**PROBLEM DESCRIPTION**.
Write out, word for word, every line from the first one through the line that holds "mpl.rcParams['font.family'] = ['Liberation", and nothing else; skip the pictures.

**EXCERPTED DATA**.

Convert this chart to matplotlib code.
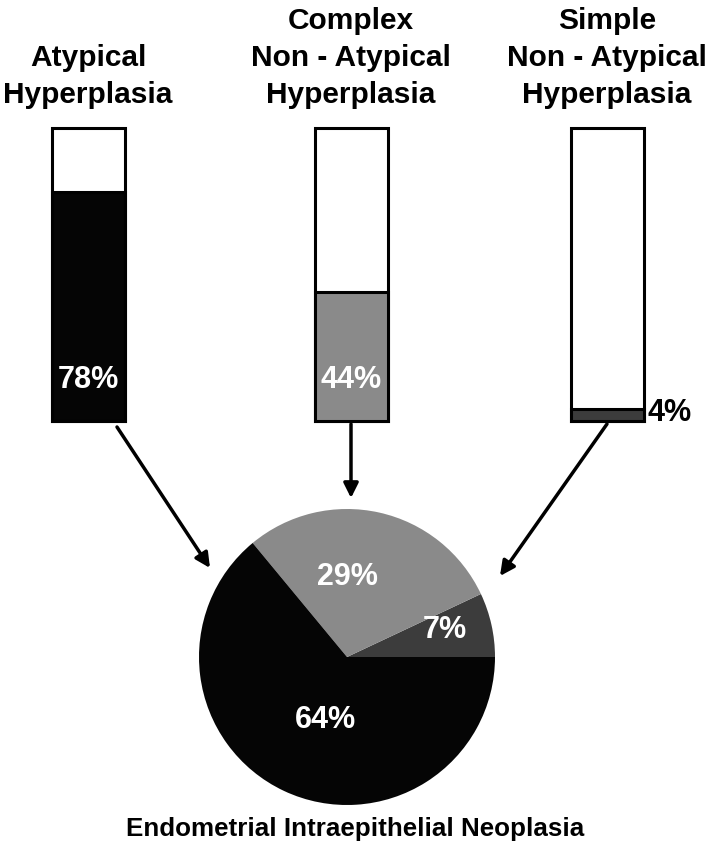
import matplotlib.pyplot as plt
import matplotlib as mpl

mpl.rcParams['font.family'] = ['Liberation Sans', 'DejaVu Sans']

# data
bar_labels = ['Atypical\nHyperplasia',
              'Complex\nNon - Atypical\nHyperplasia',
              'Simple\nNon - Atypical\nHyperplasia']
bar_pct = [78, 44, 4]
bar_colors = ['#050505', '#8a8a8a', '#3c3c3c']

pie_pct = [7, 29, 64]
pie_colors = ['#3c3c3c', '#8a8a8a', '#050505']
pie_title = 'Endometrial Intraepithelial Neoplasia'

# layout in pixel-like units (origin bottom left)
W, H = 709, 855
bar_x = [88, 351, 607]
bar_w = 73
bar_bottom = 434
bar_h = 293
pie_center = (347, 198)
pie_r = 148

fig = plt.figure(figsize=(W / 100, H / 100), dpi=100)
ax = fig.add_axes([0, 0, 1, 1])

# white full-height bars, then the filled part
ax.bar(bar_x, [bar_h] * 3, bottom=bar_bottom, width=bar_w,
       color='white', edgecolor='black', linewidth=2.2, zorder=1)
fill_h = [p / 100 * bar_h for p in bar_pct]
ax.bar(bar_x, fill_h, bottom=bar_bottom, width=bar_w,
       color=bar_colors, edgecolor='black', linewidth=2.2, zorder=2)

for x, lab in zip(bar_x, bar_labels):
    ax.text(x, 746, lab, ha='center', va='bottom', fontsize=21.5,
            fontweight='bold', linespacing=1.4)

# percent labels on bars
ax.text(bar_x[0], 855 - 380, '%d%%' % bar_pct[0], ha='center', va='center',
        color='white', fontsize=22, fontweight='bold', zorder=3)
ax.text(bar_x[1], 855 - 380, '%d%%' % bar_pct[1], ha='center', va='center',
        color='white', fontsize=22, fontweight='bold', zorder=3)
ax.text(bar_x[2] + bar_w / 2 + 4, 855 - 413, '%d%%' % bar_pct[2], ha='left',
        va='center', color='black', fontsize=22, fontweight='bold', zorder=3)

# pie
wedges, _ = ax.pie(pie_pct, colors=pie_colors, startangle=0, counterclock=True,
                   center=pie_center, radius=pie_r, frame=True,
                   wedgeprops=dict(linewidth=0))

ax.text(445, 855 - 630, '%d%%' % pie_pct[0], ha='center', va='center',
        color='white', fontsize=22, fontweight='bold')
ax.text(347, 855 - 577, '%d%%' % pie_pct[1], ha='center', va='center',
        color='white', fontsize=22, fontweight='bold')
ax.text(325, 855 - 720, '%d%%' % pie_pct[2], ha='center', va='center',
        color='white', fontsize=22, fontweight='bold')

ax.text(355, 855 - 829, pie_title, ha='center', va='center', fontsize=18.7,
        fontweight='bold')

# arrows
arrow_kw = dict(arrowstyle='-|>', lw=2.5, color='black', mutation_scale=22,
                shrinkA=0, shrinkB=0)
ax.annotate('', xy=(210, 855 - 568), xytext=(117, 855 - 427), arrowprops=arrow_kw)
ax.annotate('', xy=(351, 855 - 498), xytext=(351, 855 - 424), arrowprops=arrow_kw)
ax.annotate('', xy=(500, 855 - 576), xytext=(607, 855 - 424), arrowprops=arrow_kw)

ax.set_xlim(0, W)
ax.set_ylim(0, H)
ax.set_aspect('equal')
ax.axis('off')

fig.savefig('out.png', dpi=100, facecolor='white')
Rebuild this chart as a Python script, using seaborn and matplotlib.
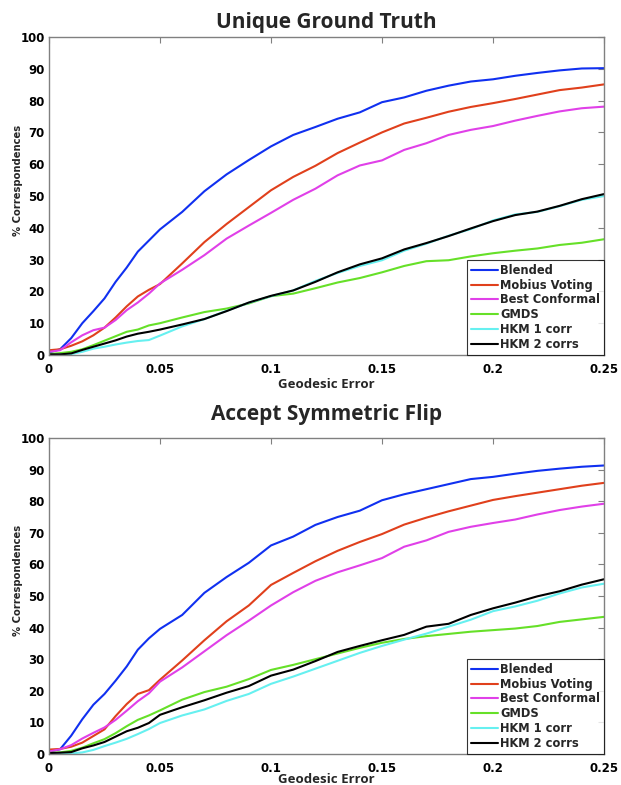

**ANSWER TO THE TASK**.
Convert this chart to matplotlib code.
import matplotlib.pyplot as plt
import matplotlib as mpl

mpl.rcParams['font.family'] = ['Liberation Sans', 'DejaVu Sans']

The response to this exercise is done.